Тогда я обратился к своим корреспондентам. Я переписывался со всеми людьми, которым обещал писать, и теперь поделился своими сомнениями с некоторыми из них. Они же все написали мне в ответ фактически одно и то же: "Ты воюешь за свою страну, Андрей. Поэтому остальное не имеет значения".
Только один человек сказал об этом больше. Это была Тиле. Она написала мне о моей вине. Эти слова потрясли меня. Но дальше она говорила о прощении. И тут я ее не понял. Чувство вины сковало меня как цепь, и ничто, чем бы я ни занимался - пил, дрался, писал письма или читал их, - не могло избавить меня от него.
Однажды, когда я был в увольнении в Джакарте, я увидел на базаре маленького гиббона, привязанного к длинному шесту. Он сидел на самом верху и ел какие-то фрукты, и когда я проходил мимо, прыгнул ко мне на плечо и дал мне дольку апельсина. Я засмеялся, и этого было достаточно, чтобы ко мне тут же подбежал продавец-индонезиец.
"Сэр, вы понравились моей обезьянке".
Я опять рассмеялся. Гиббон дважды подмигнул мне, а потом показал зубы, что, по всей видимости, должно было означать улыбку.
"Сколько?"
Вот так я купил обезьяну. Я принес ее с собой в казарму. Сначала все ребята были в восторге.
"Она кусается?"
"Она кусает только жуликов", - ответил я.
Это было легкомысленное замечание, ничего не значившее. Но как только я произнес эти слова, обезьяна вырвалась у меня из рук и, хватаясь за стропила, прыгнула - непонятно почему именно туда - на голову крепко сбитого парня, который на удивление часто выигрывал в покер. Он дернулся и стал размахивать руками, пытаясь убрать с головы обезьяну. Вся казарма разразилась хохотом.

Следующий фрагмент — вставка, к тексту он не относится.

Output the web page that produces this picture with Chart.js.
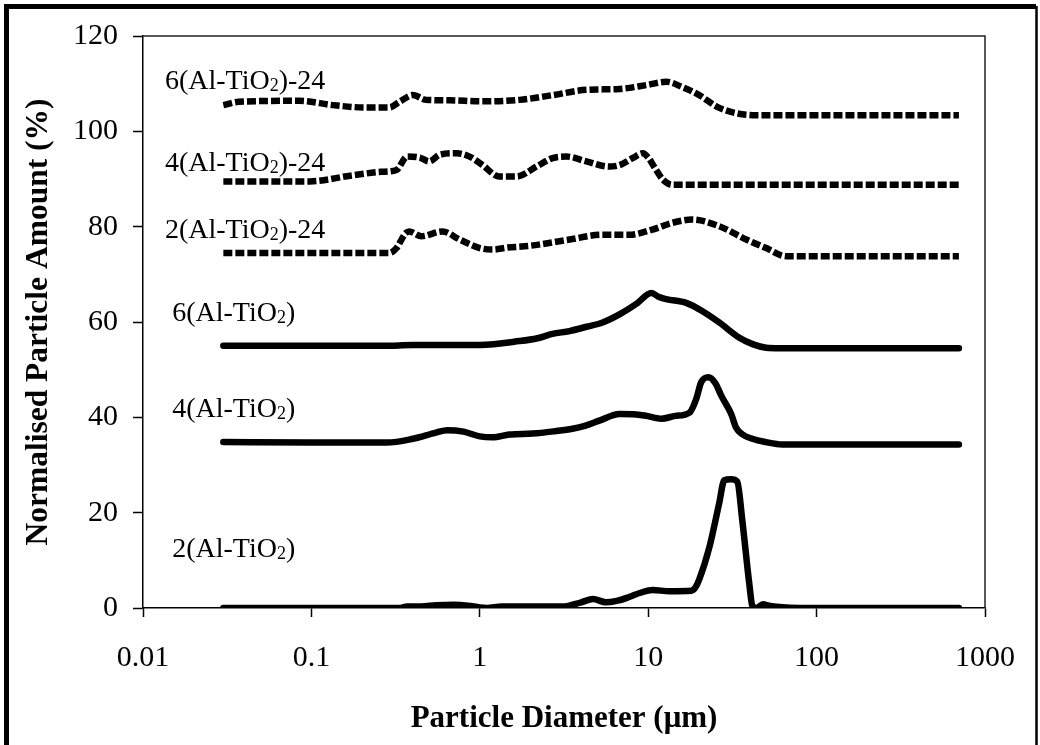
<!DOCTYPE html>
<html>
<head>
<meta charset="utf-8">
<title>Particle size distribution</title>
<script src="https://cdn.jsdelivr.net/npm/chart.js@4.4.1/dist/chart.umd.min.js"></script>
<style>
  html, body { margin: 0; padding: 0; background: #fff; }
  #wrap { width: 1040px; height: 745px; }
</style>
</head>
<body>
<div id="wrap"><canvas id="psd" width="1040" height="745"></canvas></div>
<script>
// axis ticks
const xTickValues = [0.01, 0.1, 1, 10, 100, 1000];
const xTickLabels = ['0.01', '0.1', '1', '10', '100', '1000'];
const yTickValues = [0, 20, 40, 60, 80, 100, 120];

// 2(Al-TiO2), as milled
const s2Size = [0.03, 0.1, 0.33, 0.37, 0.45, 0.55, 0.7, 0.85, 1.0, 1.1, 1.35, 2.5, 3.1, 4.0, 4.7, 5.6, 6.5, 7.7, 9.0, 10.6, 13.4, 18.0, 19.0, 20.1, 23.1, 26.4, 28.3, 31, 33.8, 36.2, 39.8, 41.5, 44, 48, 52, 60, 80, 200, 700];
const s2Amount = [0, 0, 0, 0.3, 0.3, 0.6, 0.7, 0.5, 0.1, 0, 0.3, 0.3, 0.3, 1.2, 1.9, 1.2, 1.5, 2.3, 3.2, 3.8, 3.5, 3.6, 4.2, 6, 12.8, 22, 26.8, 27, 26.5, 18.4, 5.2, 0.5, 0, 0.8, 0.5, 0.2, 0, 0, 0];

// 4(Al-TiO2)
const s4Size = [0.03, 0.1, 0.28, 0.4, 0.55, 0.64, 0.8, 1.0, 1.19, 1.5, 2.06, 2.8, 3.55, 4.2, 5.13, 6.75, 8.5, 9.77, 11.97, 14.5, 17.6, 19.3, 20.6, 22.8, 25, 27.2, 31.1, 33.3, 36, 41.5, 50, 62.5, 100, 700];
const s4Amount = [34.8, 34.7, 34.7, 35.5, 36.8, 37.3, 37.0, 36.0, 35.8, 36.4, 36.6, 37.1, 37.6, 38.2, 39.3, 40.7, 40.6, 40.3, 39.7, 40.3, 41.0, 43.9, 47.3, 48.4, 47.2, 44.5, 40.7, 37.8, 36.5, 35.5, 34.8, 34.3, 34.3, 34.3];

// 6(Al-TiO2)
const s6Size = [0.03, 0.3, 0.4, 1.0, 1.72, 2.2, 2.7, 3.41, 4.3, 5.36, 6.75, 8.5, 10.45, 11.5, 12.8, 16.8, 20.9, 26.4, 34.8, 42, 50.2, 60, 700];
const s6Amount = [55.0, 55.0, 55.2, 55.2, 56.0, 56.6, 57.5, 58.1, 59.0, 59.9, 61.6, 63.8, 66.1, 65.3, 64.8, 64.0, 62.3, 59.9, 56.7, 55.3, 54.6, 54.5, 54.5];

// 2(Al-TiO2)-24
const s2hSize = [0.03, 0.1, 0.29, 0.32, 0.36, 0.38, 0.45, 0.6, 0.76, 1.0, 1.19, 1.45, 2.0, 3.41, 5.36, 7.7, 10.6, 13.9, 18.2, 26.4, 38.2, 50.2, 66, 700];
const s2hAmount = [74.5, 74.5, 74.5, 75.5, 78.5, 79, 78, 79, 77.3, 75.5, 75.2, 75.6, 76.0, 77.3, 78.3, 78.3, 79.4, 80.8, 81.5, 80.1, 77.3, 75.5, 73.8, 73.8];

// 4(Al-TiO2)-24
const s4hSize = [0.03, 0.098, 0.17, 0.26, 0.32, 0.37, 0.44, 0.5, 0.58, 0.73, 0.87, 1.03, 1.31, 1.65, 2.17, 2.71, 3.27, 4.29, 5.87, 6.75, 8.1, 9.3, 10, 11.1, 12.2, 13.9, 700];
const s4hAmount = [89.5, 89.5, 90.7, 91.5, 91.9, 94.7, 94.5, 93.7, 95.1, 95.4, 94.7, 93.0, 90.5, 90.5, 92.6, 94.4, 94.7, 93.7, 92.6, 92.9, 94.4, 95.4, 94.5, 92, 89.9, 88.8, 88.8];

// 6(Al-TiO2)-24
const s6hSize = [0.03, 0.037, 0.085, 0.134, 0.21, 0.29, 0.334, 0.40, 0.48, 0.66, 1.03, 1.72, 2.71, 4.29, 6.75, 9.77, 12.8, 15.9, 20.1, 25.5, 33.3, 43.7, 700];
const s6hAmount = [105.5, 106.2, 106.4, 105.5, 105, 105, 106.2, 107.6, 106.6, 106.5, 106.3, 106.6, 107.6, 108.7, 108.9, 109.7, 110.4, 109.3, 107.6, 105.2, 103.8, 103.4, 103.4];

// curve labels: [before subscript, subscript, after], anchored at (size, amount) on the text baseline
const curveLabels = [
    { parts: ['6(Al-TiO', '2', ')-24'], x: 0.0135, y: 108.9 },
    { parts: ['4(Al-TiO', '2', ')-24'], x: 0.0135, y: 91.6 },
    { parts: ['2(Al-TiO', '2', ')-24'], x: 0.0135, y: 77.6 },
    { parts: ['6(Al-TiO', '2', ')'], x: 0.0149, y: 60.2 },
    { parts: ['4(Al-TiO', '2', ')'], x: 0.0149, y: 40.0 },
    { parts: ['2(Al-TiO', '2', ')'], x: 0.0149, y: 10.7 }
];

const SERIF = "'Liberation Serif', 'Times New Roman', serif";

function points(xs, ys) {
    return xs.map((x, i) => ({ x: x, y: ys[i] }));
}

function curve(label, xs, ys, dashed) {
    return {
        label: label,
        data: points(xs, ys),
        borderColor: '#000',
        borderWidth: 6.5,
        borderDash: dashed ? [9, 3] : [],
        borderCapStyle: dashed ? 'butt' : 'round',
        borderJoinStyle: 'round',
        pointRadius: 0,
        cubicInterpolationMode: 'monotone',
        fill: false,
        clip: 0
    };
}

// white page with the heavy outer frame
const pageFrame = {
    id: 'pageFrame',
    beforeDraw(chart) {
        const ctx = chart.ctx;
        ctx.save();
        ctx.fillStyle = '#fff';
        ctx.fillRect(0, 0, chart.width, chart.height);
        ctx.strokeStyle = '#000';
        ctx.lineWidth = 5;
        ctx.beginPath();
        ctx.moveTo(6.5, chart.height + 5);
        ctx.lineTo(6.5, 6.5);
        ctx.lineTo(1036, 6.5);
        ctx.stroke();
        ctx.lineWidth = 2.5;
        ctx.beginPath();
        ctx.moveTo(1036.5, 6);
        ctx.lineTo(1036.5, chart.height + 5);
        ctx.stroke();
        ctx.restore();
    }
};

// thin top and right edges of the plot area, plus the curve names
const plotExtras = {
    id: 'plotExtras',
    afterDraw(chart) {
        const ctx = chart.ctx;
        const area = chart.chartArea;
        const xs = chart.scales.x;
        const ys = chart.scales.y;
        ctx.save();
        ctx.strokeStyle = '#222';
        ctx.lineWidth = 1.5;
        ctx.beginPath();
        ctx.moveTo(area.left, area.top);
        ctx.lineTo(area.right, area.top);
        ctx.lineTo(area.right, area.bottom);
        ctx.stroke();

        ctx.fillStyle = '#000';
        ctx.textBaseline = 'alphabetic';
        ctx.textAlign = 'left';
        curveLabels.forEach(lbl => {
            let px = xs.getPixelForValue(lbl.x);
            const py = ys.getPixelForValue(lbl.y);
            ctx.font = '28px ' + SERIF;
            ctx.fillText(lbl.parts[0], px, py);
            px += ctx.measureText(lbl.parts[0]).width;
            ctx.font = '18px ' + SERIF;
            ctx.fillText(lbl.parts[1], px, py + 2);
            px += ctx.measureText(lbl.parts[1]).width;
            ctx.font = '28px ' + SERIF;
            ctx.fillText(lbl.parts[2], px, py);
        });
        ctx.restore();
    }
};

Chart.defaults.color = '#000';

new Chart(document.getElementById('psd'), {
    type: 'line',
    data: {
        datasets: [
            curve('2(Al-TiO2)', s2Size, s2Amount, false),
            curve('4(Al-TiO2)', s4Size, s4Amount, false),
            curve('6(Al-TiO2)', s6Size, s6Amount, false),
            curve('2(Al-TiO2)-24', s2hSize, s2hAmount, true),
            curve('4(Al-TiO2)-24', s4hSize, s4hAmount, true),
            curve('6(Al-TiO2)-24', s6hSize, s6hAmount, true)
        ]
    },
    options: {
        responsive: false,
        animation: false,
        devicePixelRatio: 1,
        layout: { padding: { left: 0, top: 36, right: 55, bottom: 0 } },
        plugins: {
            legend: { display: false },
            tooltip: { enabled: false }
        },
        scales: {
            x: {
                type: 'logarithmic',
                min: 0.01,
                max: 1000,
                afterBuildTicks: scale => {
                    scale.ticks = xTickValues.map(v => ({ value: v }));
                },
                afterFit: scale => { scale.height = 137; },
                ticks: {
                    callback: (value, i) => xTickLabels[i],
                    autoSkip: false,
                    maxRotation: 0,
                    padding: 23,
                    font: { family: SERIF, size: 30 }
                },
                grid: { drawOnChartArea: false, tickLength: 9, tickWidth: 1.5, tickColor: '#000' },
                border: { color: '#000', width: 1.5 },
                title: {
                    display: true,
                    text: 'Particle Diameter (\u03bcm)',
                    font: { family: SERIF, size: 31, weight: 'bold' },
                    padding: { top: 0, bottom: 7 }
                }
            },
            y: {
                min: 0,
                max: 120,
                afterBuildTicks: scale => {
                    scale.ticks = yTickValues.map(v => ({ value: v }));
                },
                afterFit: scale => { scale.width = 143; },
                ticks: {
                    padding: 15,
                    font: { family: SERIF, size: 30 }
                },
                grid: { drawOnChartArea: false, tickLength: 10, tickWidth: 1.5, tickColor: '#000' },
                border: { color: '#000', width: 1.5 },
                title: {
                    display: true,
                    text: 'Normalised Particle Amount (%)',
                    font: { family: SERIF, size: 31.5, weight: 'bold' },
                    padding: { top: 20, bottom: 0 }
                }
            }
        }
    },
    plugins: [pageFrame, plotExtras]
});
</script>
</body>
</html>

"Убери ее от меня, - кричал Ян Зварт, - убери ее!"
Я вытянул руку, и обезьянка прибежала ко мне.
Ян пригладил волосы, одернул рубашку; в глазах его вспыхнул зловещий огонек. "Я убью ее", - тихо сказал он.
Так в этот день я приобрел одного друга и потерял другого. Прошло совсем немного времени, как я заметил, что у обезьянки болит живот.
Однажды, когда я нес ее на руках, я почувствовал у нее в области пояса что-то жесткое. Я положил ее на кровать и приказал лежать смирно. Очень осторожно я искал в шерсти то место, пока наконец не обнаружил его. По-видимому, когда обезьяна была совсем малышкой, кто-то обвязал ее куском проволоки и так и не снял ее. Обезьяна выросла, а проволока вросла в тело. Должно быть, она причиняла ей сильную боль.